--- Begin ---

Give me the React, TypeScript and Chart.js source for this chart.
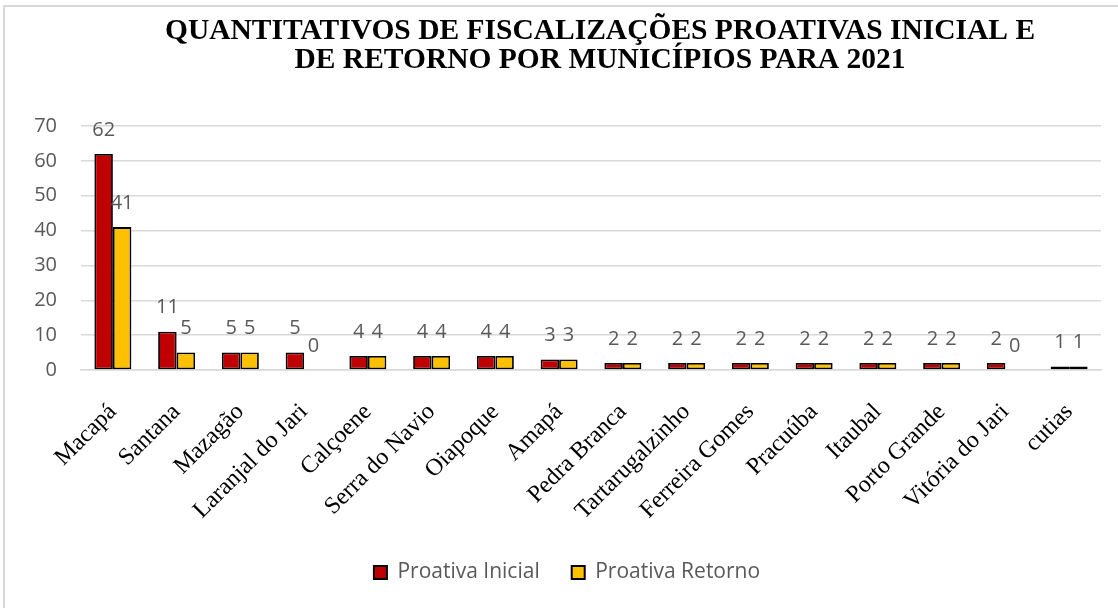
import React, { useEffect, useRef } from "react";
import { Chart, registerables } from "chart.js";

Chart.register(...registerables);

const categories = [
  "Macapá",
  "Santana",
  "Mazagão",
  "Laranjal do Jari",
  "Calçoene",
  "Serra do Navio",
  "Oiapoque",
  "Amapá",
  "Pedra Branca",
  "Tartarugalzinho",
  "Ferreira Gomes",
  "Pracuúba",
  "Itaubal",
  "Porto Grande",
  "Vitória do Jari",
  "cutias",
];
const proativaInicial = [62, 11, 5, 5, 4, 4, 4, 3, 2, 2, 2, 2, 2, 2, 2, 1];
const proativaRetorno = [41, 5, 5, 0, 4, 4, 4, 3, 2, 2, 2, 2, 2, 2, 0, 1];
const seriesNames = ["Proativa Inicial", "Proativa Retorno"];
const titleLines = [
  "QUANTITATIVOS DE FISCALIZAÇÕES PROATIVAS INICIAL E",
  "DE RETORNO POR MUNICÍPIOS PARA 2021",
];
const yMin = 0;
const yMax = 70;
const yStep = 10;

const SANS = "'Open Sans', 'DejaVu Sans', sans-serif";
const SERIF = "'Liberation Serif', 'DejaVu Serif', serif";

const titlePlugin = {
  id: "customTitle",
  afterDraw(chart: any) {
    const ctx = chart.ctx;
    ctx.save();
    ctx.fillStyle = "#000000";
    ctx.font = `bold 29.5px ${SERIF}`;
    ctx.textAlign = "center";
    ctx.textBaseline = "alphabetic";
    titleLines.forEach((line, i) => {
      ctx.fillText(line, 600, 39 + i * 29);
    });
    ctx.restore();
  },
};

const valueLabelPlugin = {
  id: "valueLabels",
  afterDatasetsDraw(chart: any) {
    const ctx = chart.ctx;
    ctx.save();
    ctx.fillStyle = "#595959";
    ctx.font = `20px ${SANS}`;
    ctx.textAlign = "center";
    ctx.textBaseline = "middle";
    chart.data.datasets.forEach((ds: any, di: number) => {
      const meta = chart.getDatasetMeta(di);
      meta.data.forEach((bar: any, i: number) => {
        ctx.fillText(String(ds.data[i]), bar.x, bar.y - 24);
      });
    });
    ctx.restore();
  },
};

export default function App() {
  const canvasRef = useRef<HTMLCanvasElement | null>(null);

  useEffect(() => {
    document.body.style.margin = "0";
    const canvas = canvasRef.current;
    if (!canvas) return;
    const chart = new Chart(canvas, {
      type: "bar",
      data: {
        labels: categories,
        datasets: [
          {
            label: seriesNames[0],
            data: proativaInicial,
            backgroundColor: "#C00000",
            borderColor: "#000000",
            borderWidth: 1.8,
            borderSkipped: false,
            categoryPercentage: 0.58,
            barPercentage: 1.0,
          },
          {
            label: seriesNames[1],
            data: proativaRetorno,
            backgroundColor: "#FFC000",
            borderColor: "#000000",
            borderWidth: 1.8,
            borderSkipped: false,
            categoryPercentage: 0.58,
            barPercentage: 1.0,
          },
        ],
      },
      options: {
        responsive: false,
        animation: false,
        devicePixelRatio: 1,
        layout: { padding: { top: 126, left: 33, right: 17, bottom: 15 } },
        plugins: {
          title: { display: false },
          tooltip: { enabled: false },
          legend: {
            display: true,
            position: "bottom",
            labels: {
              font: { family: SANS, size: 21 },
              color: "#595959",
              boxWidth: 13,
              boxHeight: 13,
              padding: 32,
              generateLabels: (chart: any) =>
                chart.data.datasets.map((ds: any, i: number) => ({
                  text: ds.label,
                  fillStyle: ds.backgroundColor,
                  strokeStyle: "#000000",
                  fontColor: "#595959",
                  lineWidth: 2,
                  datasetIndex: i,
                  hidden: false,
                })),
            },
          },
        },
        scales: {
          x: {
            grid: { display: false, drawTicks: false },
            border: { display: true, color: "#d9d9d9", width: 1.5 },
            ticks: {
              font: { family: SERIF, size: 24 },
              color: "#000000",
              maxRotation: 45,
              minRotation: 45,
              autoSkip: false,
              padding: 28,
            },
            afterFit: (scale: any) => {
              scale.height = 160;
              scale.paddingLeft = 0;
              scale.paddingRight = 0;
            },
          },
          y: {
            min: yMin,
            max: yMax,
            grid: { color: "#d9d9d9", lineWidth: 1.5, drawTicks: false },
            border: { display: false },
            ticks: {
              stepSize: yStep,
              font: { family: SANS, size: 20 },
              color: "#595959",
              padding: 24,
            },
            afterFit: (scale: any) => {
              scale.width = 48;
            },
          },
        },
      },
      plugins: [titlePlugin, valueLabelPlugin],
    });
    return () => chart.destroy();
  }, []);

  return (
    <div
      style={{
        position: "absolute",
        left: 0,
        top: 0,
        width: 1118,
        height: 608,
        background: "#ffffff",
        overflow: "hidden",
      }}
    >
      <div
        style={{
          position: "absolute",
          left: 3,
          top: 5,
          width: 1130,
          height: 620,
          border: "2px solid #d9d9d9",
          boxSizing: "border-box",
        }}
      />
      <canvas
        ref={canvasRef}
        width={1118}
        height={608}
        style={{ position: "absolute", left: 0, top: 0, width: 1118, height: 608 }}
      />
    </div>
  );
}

--- End ---

## INSTRUCTIONS TO FOLLOW
Restate the listing above word for word, and skip the pictures.

## RESPONSE TO THIS TASK
Give me the React, TypeScript and Chart.js source for this chart.
import React, { useEffect, useRef } from "react";
import { Chart, registerables } from "chart.js";

Chart.register(...registerables);

const categories = [
  "Macapá",
  "Santana",
  "Mazagão",
  "Laranjal do Jari",
  "Calçoene",
  "Serra do Navio",
  "Oiapoque",
  "Amapá",
  "Pedra Branca",
  "Tartarugalzinho",
  "Ferreira Gomes",
  "Pracuúba",
  "Itaubal",
  "Porto Grande",
  "Vitória do Jari",
  "cutias",
];
const proativaInicial = [62, 11, 5, 5, 4, 4, 4, 3, 2, 2, 2, 2, 2, 2, 2, 1];
const proativaRetorno = [41, 5, 5, 0, 4, 4, 4, 3, 2, 2, 2, 2, 2, 2, 0, 1];
const seriesNames = ["Proativa Inicial", "Proativa Retorno"];
const titleLines = [
  "QUANTITATIVOS DE FISCALIZAÇÕES PROATIVAS INICIAL E",
  "DE RETORNO POR MUNICÍPIOS PARA 2021",
];
const yMin = 0;
const yMax = 70;
const yStep = 10;

const SANS = "'Open Sans', 'DejaVu Sans', sans-serif";
const SERIF = "'Liberation Serif', 'DejaVu Serif', serif";

const titlePlugin = {
  id: "customTitle",
  afterDraw(chart: any) {
    const ctx = chart.ctx;
    ctx.save();
    ctx.fillStyle = "#000000";
    ctx.font = `bold 29.5px ${SERIF}`;
    ctx.textAlign = "center";
    ctx.textBaseline = "alphabetic";
    titleLines.forEach((line, i) => {
      ctx.fillText(line, 600, 39 + i * 29);
    });
    ctx.restore();
  },
};

const valueLabelPlugin = {
  id: "valueLabels",
  afterDatasetsDraw(chart: any) {
    const ctx = chart.ctx;
    ctx.save();
    ctx.fillStyle = "#595959";
    ctx.font = `20px ${SANS}`;
    ctx.textAlign = "center";
    ctx.textBaseline = "middle";
    chart.data.datasets.forEach((ds: any, di: number) => {
      const meta = chart.getDatasetMeta(di);
      meta.data.forEach((bar: any, i: number) => {
        ctx.fillText(String(ds.data[i]), bar.x, bar.y - 24);
      });
    });
    ctx.restore();
  },
};

export default function App() {
  const canvasRef = useRef<HTMLCanvasElement | null>(null);

  useEffect(() => {
    document.body.style.margin = "0";
    const canvas = canvasRef.current;
    if (!canvas) return;
    const chart = new Chart(canvas, {
      type: "bar",
      data: {
        labels: categories,
        datasets: [
          {
            label: seriesNames[0],
            data: proativaInicial,
            backgroundColor: "#C00000",
            borderColor: "#000000",
            borderWidth: 1.8,
            borderSkipped: false,
            categoryPercentage: 0.58,
            barPercentage: 1.0,
          },
          {
            label: seriesNames[1],
            data: proativaRetorno,
            backgroundColor: "#FFC000",
            borderColor: "#000000",
            borderWidth: 1.8,
            borderSkipped: false,
            categoryPercentage: 0.58,
            barPercentage: 1.0,
          },
        ],
      },
      options: {
        responsive: false,
        animation: false,
        devicePixelRatio: 1,
        layout: { padding: { top: 126, left: 33, right: 17, bottom: 15 } },
        plugins: {
          title: { display: false },
          tooltip: { enabled: false },
          legend: {
            display: true,
            position: "bottom",
            labels: {
              font: { family: SANS, size: 21 },
              color: "#595959",
              boxWidth: 13,
              boxHeight: 13,
              padding: 32,
              generateLabels: (chart: any) =>
                chart.data.datasets.map((ds: any, i: number) => ({
                  text: ds.label,
                  fillStyle: ds.backgroundColor,
                  strokeStyle: "#000000",
                  fontColor: "#595959",
                  lineWidth: 2,
                  datasetIndex: i,
                  hidden: false,
                })),
            },
          },
        },
        scales: {
          x: {
            grid: { display: false, drawTicks: false },
            border: { display: true, color: "#d9d9d9", width: 1.5 },
            ticks: {
              font: { family: SERIF, size: 24 },
              color: "#000000",
              maxRotation: 45,
              minRotation: 45,
              autoSkip: false,
              padding: 28,
            },
            afterFit: (scale: any) => {
              scale.height = 160;
              scale.paddingLeft = 0;
              scale.paddingRight = 0;
            },
          },
          y: {
            min: yMin,
            max: yMax,
            grid: { color: "#d9d9d9", lineWidth: 1.5, drawTicks: false },
            border: { display: false },
            ticks: {
              stepSize: yStep,
              font: { family: SANS, size: 20 },
              color: "#595959",
              padding: 24,
            },
            afterFit: (scale: any) => {
              scale.width = 48;
            },
          },
        },
      },
      plugins: [titlePlugin, valueLabelPlugin],
    });
    return () => chart.destroy();
  }, []);

  return (
    <div
      style={{
        position: "absolute",
        left: 0,
        top: 0,
        width: 1118,
        height: 608,
        background: "#ffffff",
        overflow: "hidden",
      }}
    >
      <div
        style={{
          position: "absolute",
          left: 3,
          top: 5,
          width: 1130,
          height: 620,
          border: "2px solid #d9d9d9",
          boxSizing: "border-box",
        }}
      />
      <canvas
        ref={canvasRef}
        width={1118}
        height={608}
        style={{ position: "absolute", left: 0, top: 0, width: 1118, height: 608 }}
      />
    </div>
  );
}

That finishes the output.